言うまでもなく、北朝鮮の人工衛星は実用ベルにはありません。4月の打ち上げ前に北朝鮮が公開した人工衛星は、専門家から性能に疑問が投げかけられました。その後、急に技術が進歩して、実用レベルになるはずがありません。北朝鮮としては、この打ち上げで、ロケット技術が実用レベルに達したと宣伝したいのでしょう。それで、衛星打ち上げの仕事がもらえるとは、到底、信じられませんが。
4月以降、テポドン2号のエンジンテストが行われた形跡があることが、先日、確認されましたが、北朝鮮としては、エンジンを直せばロケットを打ち上げられると踏んでいるようです。もちろん、人工衛星では見えない部分での改良も当然行われていることでしょう。

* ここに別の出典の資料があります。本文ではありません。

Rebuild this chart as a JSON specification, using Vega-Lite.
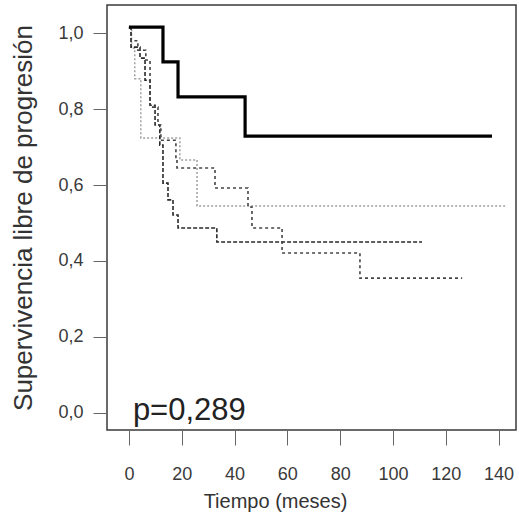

4月の打ち上げ失敗は、ロケットが最大の負荷を受ける「Max-Q」の少し後から観測されています。何かの問題があって、1段機体の燃焼中に、最も機体に圧力がかかった直後に機体が分解をはじめたということは、機体の強度とか、姿勢制御の問題、エンジンの燃焼に何かの問題があったことを示唆します。一番考えられるのは振動による空中分解です。クラスターエンジンが均一に燃焼せず、予想以上の振動が機体を分解させたのかも知れません。それでエンジンテストを行ったと考えると、一応の説明はつきます。それにしても、安定したエンジンを作るのは、最も難しい作業であることを考えると、半年後の再打ち上げは時期尚早です。
さらに、何度も指摘しているように、気温氷点下でのロケット打ち上げは困難なのです。マイナス10度にもなると、すでに不可能の領域です。ところが、10日には現地の気温がそれと同じくらいまで下がります。さらに付近の上空に氷を含んだ雲があっても、打ち上げはしないのが普通です。
北朝鮮が、これらの問題を克服して打ち上げを成功させ、人工衛星を軌道に投入することに成功するのなら、これは本当に脅威的な成果ということになります。しかし、そうなる可能性はほとんどないでしょう。
日本側の対応を見ると、防衛省はまた「破壊措置命令」を出しました。打ち上げは行えないか、失敗する可能性が高いので、当然、迎撃する機会は極めて小さいでしょう。どうせ、撃っても届かない軌道ですし、壊れて落ちてきたロケットの残骸に当てられるはずもありません。今回は前回の失敗を繰り返さないように、迎撃用として沖縄付近に1隻、早期探知用として、そのずっと北に1隻のイージス艦を配備すべきです。非現実的な対応とはいえ、一応、理に適った配備をして欲しいものです。そして、テポドン2号の軌道データをしっかりと収集することです。前回のように、日本海側にイージス艦を配備するべきではありません。当然、軌道から大幅に外れた位置にある東京都内に迎撃ミサイルPAC-3を配備するのも、意味がないので、止めるべきです。
余談ながら、下手すると、打ち上げは衆院選の日程とぶつかる恐れもありますね。